— start SUPPLIED MATERIAL —
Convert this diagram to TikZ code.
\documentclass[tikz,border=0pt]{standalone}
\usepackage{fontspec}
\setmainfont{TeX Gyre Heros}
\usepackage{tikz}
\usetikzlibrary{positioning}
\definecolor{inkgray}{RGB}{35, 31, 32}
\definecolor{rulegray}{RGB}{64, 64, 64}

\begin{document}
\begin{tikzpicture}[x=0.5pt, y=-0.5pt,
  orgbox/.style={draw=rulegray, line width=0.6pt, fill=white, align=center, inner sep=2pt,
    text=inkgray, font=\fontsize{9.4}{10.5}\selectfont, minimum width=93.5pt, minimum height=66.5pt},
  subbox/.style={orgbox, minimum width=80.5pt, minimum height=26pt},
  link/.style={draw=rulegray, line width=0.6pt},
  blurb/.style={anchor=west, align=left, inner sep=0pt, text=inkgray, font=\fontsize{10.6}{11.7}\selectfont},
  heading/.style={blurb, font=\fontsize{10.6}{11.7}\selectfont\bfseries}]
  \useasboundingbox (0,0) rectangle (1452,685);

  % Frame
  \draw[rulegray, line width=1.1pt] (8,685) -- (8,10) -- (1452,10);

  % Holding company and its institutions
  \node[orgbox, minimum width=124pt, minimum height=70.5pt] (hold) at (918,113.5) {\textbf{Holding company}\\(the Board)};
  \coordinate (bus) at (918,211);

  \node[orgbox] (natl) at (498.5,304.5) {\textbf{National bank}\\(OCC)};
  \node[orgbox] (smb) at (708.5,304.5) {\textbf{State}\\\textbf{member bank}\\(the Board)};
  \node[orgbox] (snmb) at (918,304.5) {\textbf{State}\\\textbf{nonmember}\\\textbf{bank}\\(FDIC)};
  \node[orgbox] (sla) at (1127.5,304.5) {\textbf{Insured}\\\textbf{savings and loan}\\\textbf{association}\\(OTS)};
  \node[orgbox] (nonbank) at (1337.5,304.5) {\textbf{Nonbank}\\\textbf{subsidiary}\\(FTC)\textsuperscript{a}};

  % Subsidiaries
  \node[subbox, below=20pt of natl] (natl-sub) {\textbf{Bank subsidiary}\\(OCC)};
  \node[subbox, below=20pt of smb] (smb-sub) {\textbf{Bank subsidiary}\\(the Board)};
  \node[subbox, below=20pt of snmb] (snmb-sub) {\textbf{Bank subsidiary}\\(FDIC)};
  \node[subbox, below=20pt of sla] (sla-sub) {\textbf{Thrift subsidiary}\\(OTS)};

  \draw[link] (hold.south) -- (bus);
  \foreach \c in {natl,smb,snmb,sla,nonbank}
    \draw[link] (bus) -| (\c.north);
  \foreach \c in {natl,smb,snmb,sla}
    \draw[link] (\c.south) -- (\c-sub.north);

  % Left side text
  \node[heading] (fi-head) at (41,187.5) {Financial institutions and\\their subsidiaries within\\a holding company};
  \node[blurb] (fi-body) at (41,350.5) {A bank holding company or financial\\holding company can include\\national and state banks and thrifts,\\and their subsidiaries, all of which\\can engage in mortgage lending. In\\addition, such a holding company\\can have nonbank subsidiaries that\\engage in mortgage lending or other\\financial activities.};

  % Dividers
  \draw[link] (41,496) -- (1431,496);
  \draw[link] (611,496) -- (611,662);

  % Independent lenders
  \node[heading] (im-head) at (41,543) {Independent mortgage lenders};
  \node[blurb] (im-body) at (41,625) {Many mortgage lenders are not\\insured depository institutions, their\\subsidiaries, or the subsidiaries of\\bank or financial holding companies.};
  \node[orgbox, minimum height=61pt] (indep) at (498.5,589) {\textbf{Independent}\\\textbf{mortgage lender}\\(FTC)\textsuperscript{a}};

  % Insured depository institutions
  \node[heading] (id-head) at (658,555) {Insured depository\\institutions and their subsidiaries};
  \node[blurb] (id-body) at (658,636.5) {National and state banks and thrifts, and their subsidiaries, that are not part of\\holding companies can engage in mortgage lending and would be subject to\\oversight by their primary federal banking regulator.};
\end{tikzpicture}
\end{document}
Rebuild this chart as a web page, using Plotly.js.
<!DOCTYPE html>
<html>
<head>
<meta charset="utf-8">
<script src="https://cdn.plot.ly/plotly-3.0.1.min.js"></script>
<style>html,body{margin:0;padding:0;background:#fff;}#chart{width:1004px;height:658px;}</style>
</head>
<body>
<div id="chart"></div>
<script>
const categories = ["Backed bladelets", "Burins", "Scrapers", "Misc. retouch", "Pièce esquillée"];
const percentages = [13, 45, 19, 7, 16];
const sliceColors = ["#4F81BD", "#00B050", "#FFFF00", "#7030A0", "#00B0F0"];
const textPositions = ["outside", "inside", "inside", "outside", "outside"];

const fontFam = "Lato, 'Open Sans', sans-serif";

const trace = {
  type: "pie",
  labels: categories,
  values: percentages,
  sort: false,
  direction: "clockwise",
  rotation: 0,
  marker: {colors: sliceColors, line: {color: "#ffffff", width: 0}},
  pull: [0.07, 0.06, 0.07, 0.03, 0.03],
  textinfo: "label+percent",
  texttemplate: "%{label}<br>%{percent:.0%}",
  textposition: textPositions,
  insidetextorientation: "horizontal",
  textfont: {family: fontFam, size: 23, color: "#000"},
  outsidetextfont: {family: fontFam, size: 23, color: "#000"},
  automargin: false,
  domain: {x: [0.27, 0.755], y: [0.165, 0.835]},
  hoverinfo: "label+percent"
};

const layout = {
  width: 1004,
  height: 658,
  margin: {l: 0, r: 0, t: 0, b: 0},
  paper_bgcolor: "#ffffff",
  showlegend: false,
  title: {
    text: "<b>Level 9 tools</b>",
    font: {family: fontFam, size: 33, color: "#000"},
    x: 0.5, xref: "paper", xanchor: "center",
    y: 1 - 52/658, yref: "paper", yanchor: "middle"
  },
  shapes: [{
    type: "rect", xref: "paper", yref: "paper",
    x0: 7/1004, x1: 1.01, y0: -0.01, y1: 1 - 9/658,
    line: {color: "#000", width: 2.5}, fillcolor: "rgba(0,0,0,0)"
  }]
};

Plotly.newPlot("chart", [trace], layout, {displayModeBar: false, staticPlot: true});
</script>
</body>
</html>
— end SUPPLIED MATERIAL —
◆ REQUIREMENTS ◆
From the top of the listing above, restate each line word for word up to and including the line with "(nonbank) at (1337.5,304.5)"; add nothing else.

◆ EXPECTED OUTPUT ◆
Convert this diagram to TikZ code.
\documentclass[tikz,border=0pt]{standalone}
\usepackage{fontspec}
\setmainfont{TeX Gyre Heros}
\usepackage{tikz}
\usetikzlibrary{positioning}
\definecolor{inkgray}{RGB}{35, 31, 32}
\definecolor{rulegray}{RGB}{64, 64, 64}

\begin{document}
\begin{tikzpicture}[x=0.5pt, y=-0.5pt,
  orgbox/.style={draw=rulegray, line width=0.6pt, fill=white, align=center, inner sep=2pt,
    text=inkgray, font=\fontsize{9.4}{10.5}\selectfont, minimum width=93.5pt, minimum height=66.5pt},
  subbox/.style={orgbox, minimum width=80.5pt, minimum height=26pt},
  link/.style={draw=rulegray, line width=0.6pt},
  blurb/.style={anchor=west, align=left, inner sep=0pt, text=inkgray, font=\fontsize{10.6}{11.7}\selectfont},
  heading/.style={blurb, font=\fontsize{10.6}{11.7}\selectfont\bfseries}]
  \useasboundingbox (0,0) rectangle (1452,685);

  % Frame
  \draw[rulegray, line width=1.1pt] (8,685) -- (8,10) -- (1452,10);

  % Holding company and its institutions
  \node[orgbox, minimum width=124pt, minimum height=70.5pt] (hold) at (918,113.5) {\textbf{Holding company}\\(the Board)};
  \coordinate (bus) at (918,211);

  \node[orgbox] (natl) at (498.5,304.5) {\textbf{National bank}\\(OCC)};
  \node[orgbox] (smb) at (708.5,304.5) {\textbf{State}\\\textbf{member bank}\\(the Board)};
  \node[orgbox] (snmb) at (918,304.5) {\textbf{State}\\\textbf{nonmember}\\\textbf{bank}\\(FDIC)};
  \node[orgbox] (sla) at (1127.5,304.5) {\textbf{Insured}\\\textbf{savings and loan}\\\textbf{association}\\(OTS)};
  \node[orgbox] (nonbank) at (1337.5,304.5) {\textbf{Nonbank}\\\textbf{subsidiary}\\(FTC)\textsuperscript{a}};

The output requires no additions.